To all three of you who are still possibly checking on this blog from time to time, may I just say, you look lovely today? (Unless you're a guy. In which case, may I just say, you look lovely in a totally manly way today?)
I've missed you.
It's been a long, fairly miserable three months, about which the less said, the better. But now, the flowers are blooming, it stays light past the point where I fall asleep on the couch and my Detroit Tigers are getting ready to disappoint me again -- yes, it's spring, and what better time to start sitting indoors at my desk and blogging again?
So what will my return blog post be about? There's so much to choose from! You've got your casting of Chris "I Flex Therefore I Am" Evans as Captain America. You've got your Virgin Galactic completing a successful maiden voyage OF A SPACE SHIP! (I hear the salted nuts were out of this world. Hahahahahahaaa!) And you've got the Washington Post using the word "fracking" to explain Joe Biden's naughty open-miked slip-up today. With all of these important developments, certainly the words I'm about to type will be unmistakeably momentous!
But no, I'm just going to write about a Bill Paxton pinball machine.
Yes, you heard it right: some sainted soul, whose creativity should be cloned immediately and without delay (yes, those mean the same thing but redundancy and repetition are how I express my excitement and enthusiasm), has built a Bill Paxton-themed pinball machine. It looks like this:
And it plays like this:
Best of all, when the game is over, Bill Paxton shouts, "Game over, man!" from "Aliens, commemorating the single greatest performance ever committed to film by a man named Bill Paxton starring in a James Cameron production of a film featuring Sigourney Weaver that is not "Avatar."
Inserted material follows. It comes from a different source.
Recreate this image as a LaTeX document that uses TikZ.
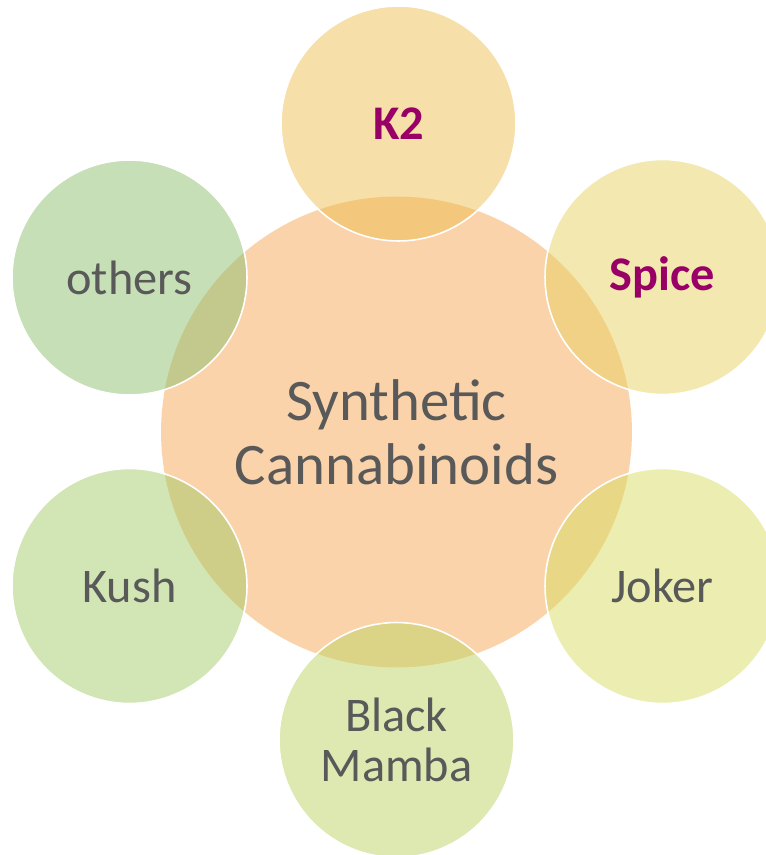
\documentclass[tikz,border=0pt]{standalone}
\usepackage{fontspec}
\setmainfont{Carlito}
\usepackage{xcolor}
\usetikzlibrary{positioning}

\definecolor{txtgray}{HTML}{595959}
\definecolor{brandred}{HTML}{990066}
\definecolor{hubfill}{HTML}{FBD3AA}
\definecolor{cK}{RGB}{237,191,81}
\definecolor{cSpice}{RGB}{231,209,97}
\definecolor{cJoker}{RGB}{215,221,97}
\definecolor{cMamba}{RGB}{189,211,99}
\definecolor{cKush}{RGB}{165,203,105}
\definecolor{cOthers}{RGB}{141,191,111}

\begin{document}
\begin{tikzpicture}[
    x=0.02cm, y=-0.02cm,
    hub/.style={circle, fill=hubfill, minimum size=9.42cm, inner sep=0pt, align=center, text=txtgray, font=\fontsize{33.5}{36.5}\selectfont},
    petal/.style={circle, draw=white, line width=0.9pt, fill opacity=0.5, text opacity=1, draw opacity=1, minimum size=4.7cm, inner sep=0pt, align=center, text=txtgray, font=\fontsize{27.5}{28.5}\selectfont},
    brand/.style={text=brandred, font=\fontsize{27.5}{28.5}\selectfont\bfseries}
]
\useasboundingbox (0,0) rectangle (766,855);
\clip (0,0) rectangle (766,855);

% --- centre ---
\node[hub] (hub) at (396.5, 432) {Synthetic\\Cannabinoids};

% --- ring of names ---
\node[petal, fill=cK, brand]      (k2)     at (398.5, 123.5) {K2};
\node[petal, fill=cSpice, brand]  (spice)  at (662.5, 277)   {Spice};
\node[petal, fill=cJoker]         (joker)  at (662.5, 586)   {Joker};
\node[petal, fill=cMamba]         (mamba)  at (396.5, 740)   {Black\\Mamba};
\node[petal, fill=cKush]          (kush)   at (129.5, 586)   {Kush};
\node[petal, fill=cOthers]        (others) at (129.5, 277.5) {others};
\end{tikzpicture}
\end{document}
Now, as many of you know, in a head-to-head match-up of acting incompetence and two-dimensional gesturing, I prefer the Pullman over the Paxton (see "Independence Day") but the pinball machine may be the thing that finally bounces Paxton into the lead. It's a well-deserved honor. May the great Paxton balls of pin never get wedged in that one unreachable spot where you have to pick up the machine and jiggle it until the damn thing breaks free. Amen!